I am self-studying so I hope anyone who can understand this topic kindly help me. I have problems with the following question.
(Q 2.10, "convex optimization" by stephen boyd.)
Let $C \subseteq \mathbb{R}^n$ be the solution set of a quadratic inequality, $$C=\{x\in{\mathbb{R}^n}|x^T Ax+b^Tx+c\leq0\}.$$ a) Show that C is convex if A is positive semidefinite.
b) Show that intersection of C and the hyperplane defined by $g^Tx+h=0$ (where $g \neq 0$) is convex if $A+\lambda gg^T \geq0$ for some $\lambda \in \mathbb{R}$.
My questions are:
Is it possible to solve (a) and (b) by showing $\theta x_1+ (1-\theta )x_2 \in C$, where $x_1,x_2 \in C$? If yes, how?
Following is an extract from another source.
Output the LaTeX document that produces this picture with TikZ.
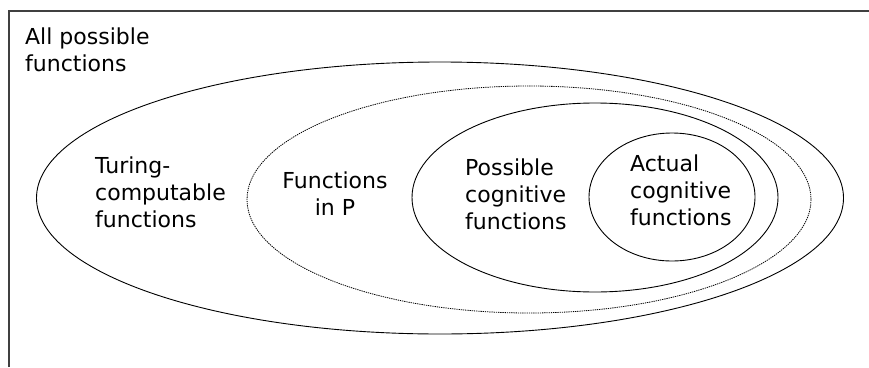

For (a), I have seen a proof by showing that the intersection of $C$ with an arbitrary line $\{\hat x+tv|t\in\mathbb{R}\}$ is convex. This approach ultimately leads to a solution of $D=\{\hat x+tv|\alpha t^2+\beta t+\gamma\leq 0\}$, where $\alpha,\beta,\gamma$ are expressed in terms of $x$. It says that $D$ is convex if $\alpha\geq0$. Nevertheless, I don't understand why this is the case. It seems that such statement comes from the fact that one is taking the second derivative of the quadratic inequality w.r.t. $t$ and therefore $\alpha\geq0$ implies convexity. But shouldn't we test the convexity in terms of $x$? Please correct my misunderstanding.
- I am very curious how $\lambda gg^T \geq0$ is obtained. That seems very arbitrary to me though I am aware that $g^Tv=0$.
- Is it acceptable to define $f(x)=x^T Ax+b^Tx+c$, and suggest that $\frac{\partial^2 f}{\partial x^2}>0$ implies convexity?
P.S.: I'm aware there is an explanation posted in mathstackexchange to the problem Q 2.10. Nevertheless, I am looking for answers to my questions.